Passed in May, SB 264 prohibits entities from six countries — Iran, North Korea, Syria, Russia, Venezuela and Cuba — from acquiring agricultural land or any property within 10 miles of a military installation or critical infrastructure, such as airports or power plants. Entities from China may not purchase any property in the state at all.
The measure is meant to address potential national security concerns, and to counteract the influence of the Chinese Communist Party, said Gov. Ron DeSantis, who is running for president in the Republican primary.
“I’m proud to sign this legislation to stop the purchase of our farmland and land near our military bases and critical infrastructure by Chinese agents,” DeSantis said in a press conference following his signing of the bill. “We are following through on our commitment to crack down on Communist China.”

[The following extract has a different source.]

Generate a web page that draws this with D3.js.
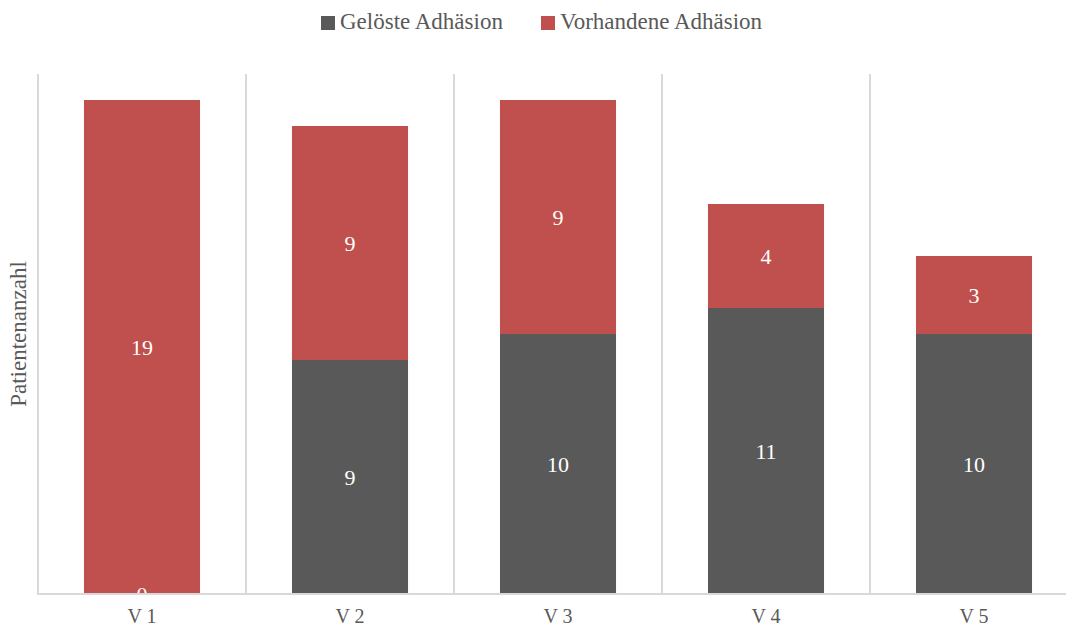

The law applies both to business entities and to people “domiciled” in the seven countries, which includes visa holders who live in the United States. In addition to the primary restrictions, SB 264 requires the targeted entities and individuals to register with the state any property they owned prior to July 1, when the law went into effect, before Dec. 31.
The law has been challenged by the American Civil Liberties Union (ACLU) on behalf of several Chinese individuals, who argued that the law is discriminatory and unconstitutinal, echoing the widespread Alien Land Laws of the last century, which barred Asians from owning land, and were struck down by the U.S. Supreme Court.
The plaintiffs in Shen v. Simpson include a dietician, a doctoral student, a political asylum seeker who fled China, and a real estate agency that primarily represents Chinese clients. They argue the law will impact many law-abiding non-citizens while doing little to address the purported national security concerns that motivated it.
The case hit its first snag in August, when a judge denied the plaintiffs’ request for an injunction, allowing the law to remain in place as the challenge works its way through the court. That decision is now on appeal.
“As a broker, I don’t have a lot of faith that it’s going to be found legal,” said Mike Pappas, president and CEO of The Keyes Company, who has been in the business since the 1980s. “It feels contradictory to what we’ve been doing for 50 years, since the fair housing laws came out.”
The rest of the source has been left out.